Data –
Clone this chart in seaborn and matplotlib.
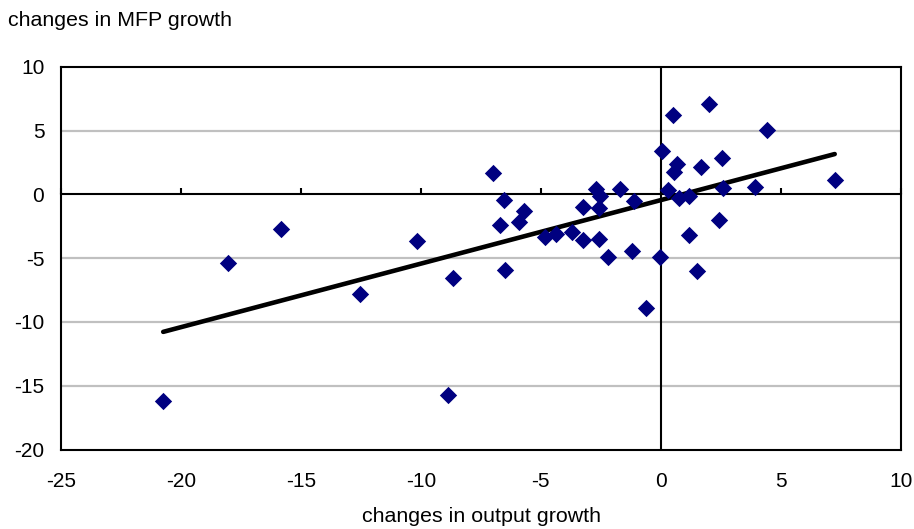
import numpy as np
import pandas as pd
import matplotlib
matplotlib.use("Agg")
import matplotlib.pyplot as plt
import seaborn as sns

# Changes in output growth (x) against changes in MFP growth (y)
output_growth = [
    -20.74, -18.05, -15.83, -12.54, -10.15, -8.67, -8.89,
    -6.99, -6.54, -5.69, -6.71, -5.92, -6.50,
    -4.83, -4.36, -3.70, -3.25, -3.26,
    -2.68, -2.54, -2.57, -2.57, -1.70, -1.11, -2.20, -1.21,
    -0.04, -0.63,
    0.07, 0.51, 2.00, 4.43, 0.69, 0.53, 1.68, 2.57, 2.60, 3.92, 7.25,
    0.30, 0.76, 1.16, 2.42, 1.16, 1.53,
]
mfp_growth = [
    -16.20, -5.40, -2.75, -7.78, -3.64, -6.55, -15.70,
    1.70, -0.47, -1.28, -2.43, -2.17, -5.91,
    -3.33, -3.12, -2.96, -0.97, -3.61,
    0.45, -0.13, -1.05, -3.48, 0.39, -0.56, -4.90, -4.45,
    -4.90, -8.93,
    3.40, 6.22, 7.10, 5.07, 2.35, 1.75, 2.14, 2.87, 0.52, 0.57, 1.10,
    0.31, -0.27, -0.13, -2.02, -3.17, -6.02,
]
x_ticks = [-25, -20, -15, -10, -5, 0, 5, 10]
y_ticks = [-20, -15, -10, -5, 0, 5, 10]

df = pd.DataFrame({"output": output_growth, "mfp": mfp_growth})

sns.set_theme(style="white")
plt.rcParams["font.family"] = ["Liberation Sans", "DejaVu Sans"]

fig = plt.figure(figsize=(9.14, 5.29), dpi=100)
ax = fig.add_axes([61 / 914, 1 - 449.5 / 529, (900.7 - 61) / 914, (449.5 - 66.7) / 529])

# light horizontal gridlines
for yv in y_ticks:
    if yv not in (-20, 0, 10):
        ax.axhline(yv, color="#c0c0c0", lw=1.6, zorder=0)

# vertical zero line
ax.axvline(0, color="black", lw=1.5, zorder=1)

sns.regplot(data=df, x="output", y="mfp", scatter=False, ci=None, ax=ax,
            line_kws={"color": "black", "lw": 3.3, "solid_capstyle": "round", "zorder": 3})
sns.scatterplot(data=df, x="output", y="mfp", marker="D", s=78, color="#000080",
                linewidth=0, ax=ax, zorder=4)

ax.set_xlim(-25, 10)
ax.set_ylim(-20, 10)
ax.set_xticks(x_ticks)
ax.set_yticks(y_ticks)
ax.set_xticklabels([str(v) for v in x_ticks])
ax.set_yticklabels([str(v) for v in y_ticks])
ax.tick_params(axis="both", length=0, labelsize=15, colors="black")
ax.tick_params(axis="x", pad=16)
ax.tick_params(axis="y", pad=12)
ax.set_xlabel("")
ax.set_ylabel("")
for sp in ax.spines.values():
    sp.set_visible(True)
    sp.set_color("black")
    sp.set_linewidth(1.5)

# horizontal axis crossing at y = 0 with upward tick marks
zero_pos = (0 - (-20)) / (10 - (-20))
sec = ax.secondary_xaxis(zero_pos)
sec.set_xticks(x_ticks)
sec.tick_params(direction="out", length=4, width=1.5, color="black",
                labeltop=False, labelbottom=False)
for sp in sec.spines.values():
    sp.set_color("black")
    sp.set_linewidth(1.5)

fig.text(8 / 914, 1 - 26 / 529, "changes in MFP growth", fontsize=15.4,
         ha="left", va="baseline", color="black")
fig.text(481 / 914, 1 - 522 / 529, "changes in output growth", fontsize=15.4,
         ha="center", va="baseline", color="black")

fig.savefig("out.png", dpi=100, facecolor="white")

Exercise directions –
Look through the data above. Find each line with the string "matplotlib" and copy it.

Worked solution –
Clone this chart in seaborn and matplotlib.
import matplotlib
matplotlib.use("Agg")
import matplotlib.pyplot as plt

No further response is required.